Additionally, at around 10 p.m. on July 19, an off-duty Dallas police officer struck and killed a pedestrian along the 8100 block of the LBJ Freeway service road while driving his personal vehicle home after a shift at work. According to police reports, the pedestrian died at the scene after having “stepped off a curb onto the street, directly in front of the officer’s vehicle.” It is unclear whether any charges were filed against the officer.
While it’s worth acknowledging that arrests were made in the other above-listed officer-involved cases, and also that Dallas’ top brass is reportedly in the process of implementing data analytics that could help them identify problem officers early on, North Texans have reason to remain skeptical over the lack of repercussions so-called officers receive when they’re caught breaking the law.
They’re also justified in wondering if any substantial change is coming down the pike. Even as community leaders call for a reallocation of police funding alongside protesters, Dallas Mayor Eric Johnson is still pushing for an increase in Dallas’ police budget as his preferred response to the city’s recent spikes in violent crime.
After a summer’s worth of protests, and the increased scrutiny over policing in Dallas that’s come with those demonstrations, it remains wholly unclear if anyone in charge will be able to address the public’s concerns.

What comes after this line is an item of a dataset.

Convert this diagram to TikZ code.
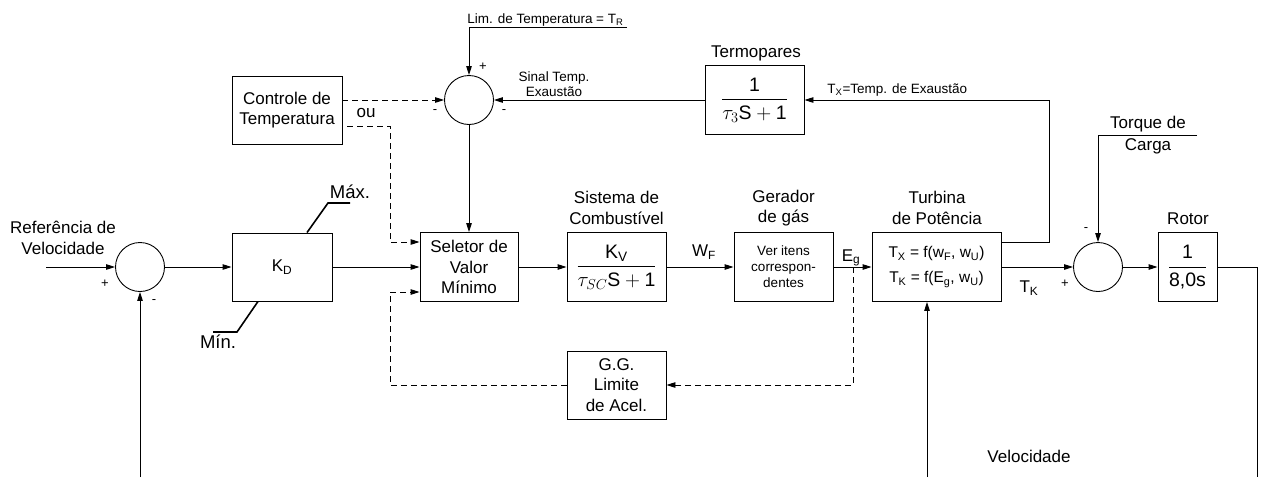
\documentclass[tikz,border=0pt]{standalone}
\usepackage{amsmath}
\usepackage{fontspec}
\setmainfont{Liberation Sans}
\usetikzlibrary{arrows.meta,positioning}
\begin{document}
\begin{tikzpicture}[x=1pt, y=-1pt, line width=0.9pt,
  every node/.style={font=\fontsize{17}{20.5}\selectfont, align=center, inner sep=0pt},
  blk/.style={draw, minimum width=99pt, minimum height=69pt},
  sum/.style={draw, circle, minimum size=49pt},
  sml/.style={font=\fontsize{13.5}{15}\selectfont},
  frc/.style={font=\fontsize{19.5}{22}\selectfont},
  sgn/.style={font=\fontsize{13}{13}\selectfont},
  lim/.style={font=\fontsize{18.5}{20}\selectfont},
  arr/.style={-{Triangle[length=9pt,width=5.5pt]}},
  dsh/.style={dash pattern=on 6pt off 4pt}]
  \useasboundingbox (0,0) rectangle (1263,477);
  % blocos
  \node[sum] (s1) at (140,267) {};
  \node[blk, minimum width=100pt, minimum height=68pt] (kd) at (282,267) {K\textsubscript{D}};
  \node[blk, minimum width=98pt] (sel) at (469,267) {Seletor de\\Valor\\Mínimo};
  \node[blk, frc] (fuel) at (616.5,267) {$\dfrac{\text{K\textsubscript{V}}}{\text{$\tau_{SC}$S}+\text{1}}$};
  \node[blk, font=\fontsize{13.5}{16}\selectfont] (gas) at (783.5,267) {Ver itens\\correspon-\\dentes};
  \node[blk, minimum width=129pt, font=\fontsize{15.5}{25}\selectfont] (turb) at (936.5,267)
    {T\textsubscript{X} = f(w\textsubscript{F}, w\textsubscript{U})\\T\textsubscript{K} = f(E\textsubscript{g}, w\textsubscript{U})};
  \node[sum] (s3) at (1098,267) {};
  \node[blk, minimum width=59pt, frc] (rot) at (1187.5,267) {$\dfrac{\text{1}}{\text{8,0s}}$};
  \node[sum] (s2) at (469,100) {};
  \node[blk, frc] (term) at (754.5,100) {$\dfrac{\text{1}}{\text{$\tau_3$S}+\text{1}}$};
  \node[blk, minimum width=110pt, minimum height=68pt] (temp) at (287,110) {Controle de\\Temperatura};
  \node[blk, minimum height=68pt] (gg) at (616.5,385) {G.G.\\Limite\\de Acel.};
  % titulos e rotulos
  \node (tfuel) at (616.5,208) {Sistema de\\Combustível};
  \node (tgas) at (783.5,208) {Gerador\\de gás};
  \node (tturb) at (937,208) {Turbina\\de Potência};
  \node (trot) at (1188,219) {Rotor};
  \node (tterm) at (756,53) {Termopares};
  \node (ref) at (63,238) {Referência de\\Velocidade};
  \node (vel) at (1029,456) {Velocidade};
  \node (torq) at (1148,135) {Torque de\\[1.5pt]Carga};
  \node (wf) at (704,252) {W\textsubscript{F}};
  \node (eg) at (851,258) {E\textsubscript{g}};
  \node (tk) at (1029,288) {T\textsubscript{K}};
  \node (ou) at (366,113) {ou};
  \node[sml, anchor=base west] (limt) at (467,23) {Lim. de Temperatura = T\textsubscript{R}};
  \node[sml] (sinal) at (554,84) {Sinal Temp.\\Exaustão};
  \node[sml, anchor=base west] (tx) at (827,93) {T\textsubscript{X}=Temp. de Exaustão};
  \node[lim] (max) at (350,192) {Máx.};
  \node[lim] (min) at (218,342) {Mín.};
  \node[sgn] (p1) at (105,284) {+};  \node[sgn] (m1) at (154,302) {-};
  \node[sgn] (p2) at (483,67) {+};   \node[sgn] (m2a) at (435,112) {-};  \node[sgn] (m2b) at (504,112) {-};
  \node[sgn] (p3) at (1065,284) {+}; \node[sgn] (m3) at (1086,230) {-};
  % pontos livres
  \coordinate (in) at (46,267);
  \coordinate (fb1) at (140,477);
  \coordinate (fb2) at (927,477);
  \coordinate (out) at (1257,477);
  \coordinate (limr) at (627,27);
  \coordinate (torqr) at (1197,135);
  \coordinate (ou2) at (347,126);
  \coordinate (dv) at (390,242);
  \coordinate (dl) at (390,292);
  \coordinate (egd) at (853,267);
  \coordinate (tcor) at (1049,242);
  \coordinate (mx1) at (328,203); \coordinate (mx2) at (350,203);
  \coordinate (mn1) at (237,332); \coordinate (mn2) at (213,332);
  % ligacoes
  \draw[arr] (in) -- (s1);
  \draw[arr] (s1) -- (kd);
  \draw[arr] (kd) -- (sel);
  \draw[arr] (sel) -- (fuel);
  \draw[arr] (fuel) -- (gas);
  \draw[arr] (gas) -- (turb);
  \draw[arr] (turb) -- (s3);
  \draw[arr] (s3) -- (rot);
  \draw (rot) -- (rot.east -| out) -- (out);
  \draw[arr] (fb1) -- (s1);
  \draw[arr] (fb2) -- (fb2 |- turb.south);
  \draw[arr] (s2) -- (sel);
  \draw[arr] (term) -- (s2);
  \draw[arr] (turb.east |- tcor) -- (tcor) -- (tcor |- term) -- (term);
  \draw[arr] (limr) -- (limr -| s2) -- (s2);
  \draw[arr] (torqr) -- (torqr -| s3) -- (s3);
  \draw[dsh, arr] (temp.east |- s2) -- (s2);
  \draw[dsh, arr] (ou2) -- (ou2 -| dv) -- (dv) -- (dv -| sel.west);
  \draw[dsh, arr] (egd) -- (egd |- gg) -- (gg);
  \draw[dsh, arr] (gg) -- (gg -| dl) -- (dl) -- (dl -| sel.west);
  \draw[line width=1.6pt] ([xshift=25]kd.north) -- (mx1) -- (mx2);
  \draw[line width=1.6pt] ([xshift=-24]kd.south) -- (mn1) -- (mn2);
\end{tikzpicture}
\end{document}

Not helping matters? The timing of Friday’s news that the attorneys for former Dallas police officer Amber Guyger have filed an appeal requesting an acquittal on the murder charge she was convicted on last October. That high-profile case, you no doubt recall, centered around Guyger — also on her way home from working a shift, not unlike the above pedestrian-striking officer — allegedly mistaking the 26-year-old Botham Jean’s apartment for her own within the same building. After entering his unit, Guyger then shot and killed Jean while he was watching TV and eating ice cream.
A jury of her peers gave her a 10-year prison sentence for the crime. The judge presiding over the case gave her a hug. And now Guyger’s lawyers are asking for even more concessions in her favor.
In Dallas, as anywhere else, change comes slow if ever at all.
Then again, on the other hand, Jean might be getting a street named after him. So, y’know, there’s that.